Years ago the family cat used to be treated regularly for fleas. It was a swift and brutal process. Out the spray would come, the animal would be grabbed by the root of the tail and two seconds later it would all be over. It looked rather violent, but nothing was hurt except its dignity, it was good for all concerned and a minute later all was forgiven.
The Orthodox baptism video doing the rounds at the moment is a bit like that. A priest grabs a child and plunges it forcefully three times under water before handing it back to its stunned parents. It's caused no small amount of online outrage, with one Twitter user likening the priest's technique to 'child abuse'. Another said, 'Baptism?? More like attempted murder.'
It's undeniably shocking, particularly to non-Orthodox eyes. But it ought to be noted that the immersion of infants is standard practice in that tradition, and is often carried out with more enthusiasm than the pallidly dignified Anglican version.
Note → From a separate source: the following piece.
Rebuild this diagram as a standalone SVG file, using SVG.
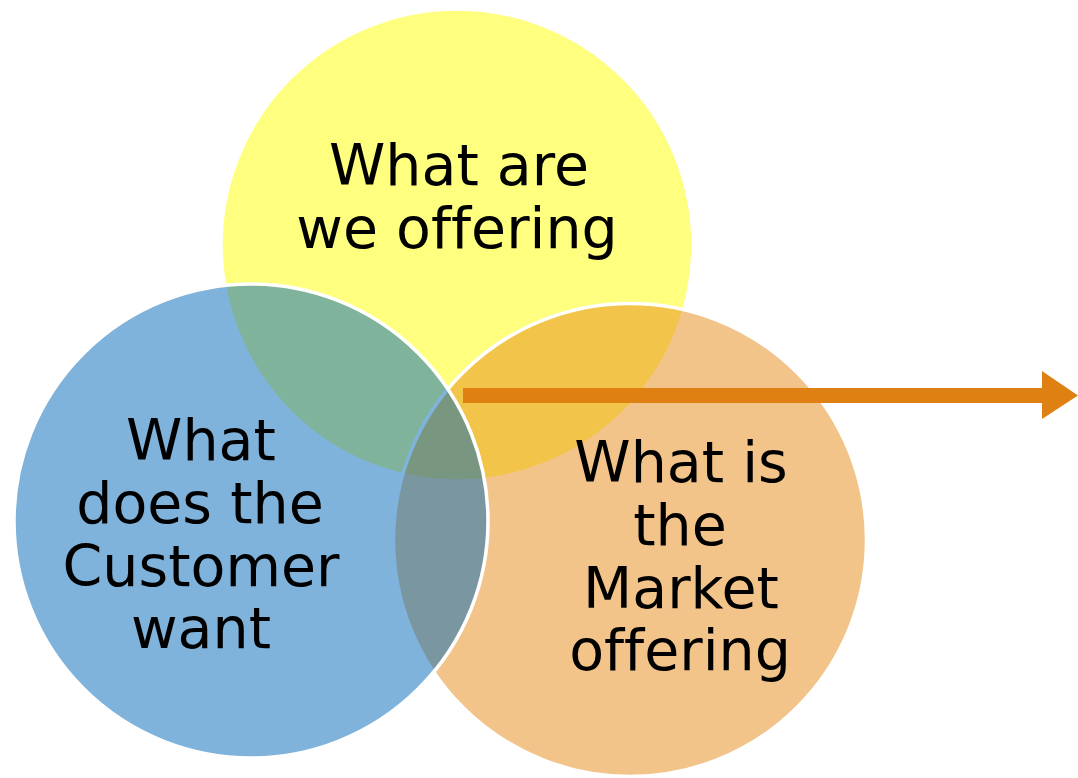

A creative 'top-and-tail' baptism from a few years ago in which the priest spins the infant round between the dips has been much admired.
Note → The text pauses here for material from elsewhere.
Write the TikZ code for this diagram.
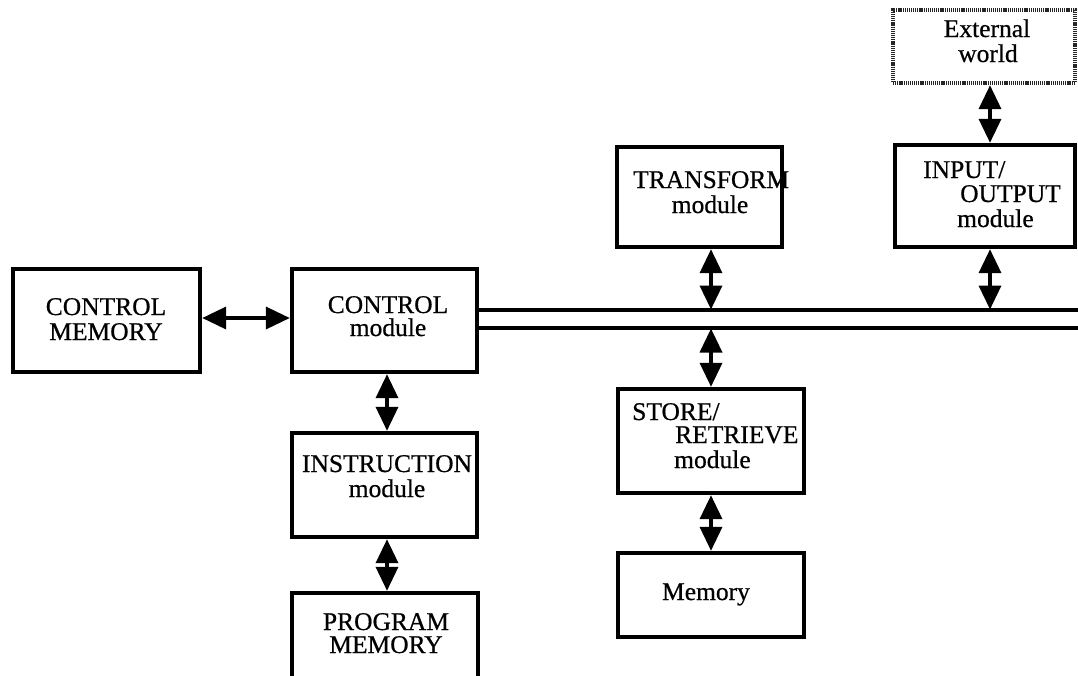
\documentclass[tikz,border=0pt]{standalone}
\usepackage{fontspec}
\setmainfont{Liberation Serif}
\newfontfamily\labelfont{Liberation Serif}[FakeBold=0.6]
\usetikzlibrary{arrows.meta}

\tikzset{
  box/.style={draw, line width=3.4pt, rectangle, inner sep=0pt, fill=white},
  worldbox/.style={draw=black!85, line width=3.4pt, dash pattern=on 1.2pt off 0.9pt, rectangle, inner sep=0pt},
  txt/.style={inner sep=0pt, font=\labelfont\fontsize{25.5}{25.5}\selectfont},
  link/.style={line width=3.6pt, {Triangle[length=24pt,width=22pt]}-{Triangle[length=24pt,width=22pt]}, shorten <=0.5pt, shorten >=0.5pt},
  bus/.style={line width=3.4pt}
}

% rectangle from its pixel corners (x1,y1) to (x2,y2)
\newcommand{\boxat}[6][box]{%
  \node[#1, minimum width={(#5-#3)*1pt}, minimum height={(#6-#4)*1pt}]
    (#2) at ({(#3+#5)/2},{(#4+#6)/2}) {};}

\begin{document}
\begin{tikzpicture}[x=1pt, y=-1pt]
\useasboundingbox (0,0) rectangle (1078,675);
\clip (0,0) rectangle (1078,675);

% bus
\coordinate (busT) at (1078,310);
\coordinate (busB) at (1078,328);

% boxes
\boxat{cm}{13}{269}{200}{372}
\boxat{ctl}{292}{269}{477}{372}
\boxat{ins}{292}{433}{477}{537}
\boxat{pm}{292}{593}{478}{720}
\boxat{tr}{617}{147}{782}{247}
\boxat{st}{618}{389}{804}{493}
\boxat{mem}{618}{553}{804}{637}
\boxat{io}{895}{145}{1075}{247}
\boxat[worldbox]{ext}{893}{10}{1075}{83}

\draw[bus] (ctl.east |- busT) -- (busT);
\draw[bus] (ctl.east |- busB) -- (busB);

% labels
\node[txt, anchor=base] (cm1) at (106,315) {CONTROL};
\node[txt, anchor=base] (cm2) at (106,340) {MEMORY};
\node[txt, anchor=base] (ctl1) at (388,313) {CONTROL};
\node[txt, anchor=base] (ctl2) at (388,336) {module};
\node[txt, anchor=base] (ins1) at (387,472) {INSTRUCTION};
\node[txt, anchor=base] (ins2) at (387,497) {module};
\node[txt, anchor=base] (pm1) at (386,630) {PROGRAM};
\node[txt, anchor=base] (pm2) at (386,653) {MEMORY};
\node[txt, anchor=base west] (tr1) at (633,188) {TRANSFORM};
\node[txt, anchor=base] (tr2) at (710,213) {module};
\node[txt, anchor=base west] (st1) at (632,420) {STORE/};
\node[txt, anchor=base west] (st2) at (675,443) {RETRIEVE};
\node[txt, anchor=base west] (st3) at (674,468) {module};
\node[txt, anchor=base] (mem1) at (706,600) {Memory};
\node[txt, anchor=base west] (io1) at (923,178) {INPUT/};
\node[txt, anchor=base west] (io2) at (960,202) {OUTPUT};
\node[txt, anchor=base west] (io3) at (957,227) {module};
\node[txt, anchor=base] (ext1) at (987,37) {External};
\node[txt, anchor=base] (ext2) at (988,62) {world};

% connectors
\draw[link] (cm.east |- 0,318) -- (ctl.west |- 0,318);
\draw[link] (ctl.south -| 387,0) -- (ins.north -| 387,0);
\draw[link] (ins.south -| 387,0) -- (pm.north -| 387,0);
\draw[link] (tr.south -| st) -- (st |- busT);
\draw[link] (st |- busB) -- (st.north);
\draw[link] (st.south) -- (mem.north);
\draw[link] (io.south -| 990,0) -- (busT -| 990,0);
\draw[link] (ext.south -| 990,0) -- (io.north -| 990,0);
\end{tikzpicture}
\end{document}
As a Baptist, I'm all in favour of immersion; though along with that, in my tradition, goes the assumption that the candidate ought to be old enough to answer for herself (and, by implication, resist undue indignities). And while, to be honest, I would take exception if any child of mine were to be handled so roughly, I can see a certain sense in it.
One of the ways in which immersion scores over less biblical ways of baptising (come on, indulge me) is the sheer theatre of the thing. You are not just symbolically washed; you are symbolically buried, plunged into the grave and pulled out again alive. You are reborn: the water of the baptistry becomes the amniotic fluid of the womb.
And birth is a struggle, doing violence to the body of mother and child. It involves great pain. Perhaps resurrection is the same. When Lazarus is raised in John 11 there is the curious detail that he comes out of the tomb with his hands and feet still wrapped with the grave clothes, and a cloth around his face; he is literally bound and gagged (verse 44). In other words, he hops and crawls blindly towards life, bruised and torn by the stones on the way.
So perhaps our Orthodox priest is on to something. Birth is hard, and rebirth is hard. And life is hard, for most people, and the risen life is hard, too, if you're doing it right. Perhaps baptism should reflect that, with a spice of danger, an acknowledgment of the darkness it's rejecting, a touch of drama.
And also – for the avoidance of doubt – a proper risk assessment, appropriate training and plenty of insurance.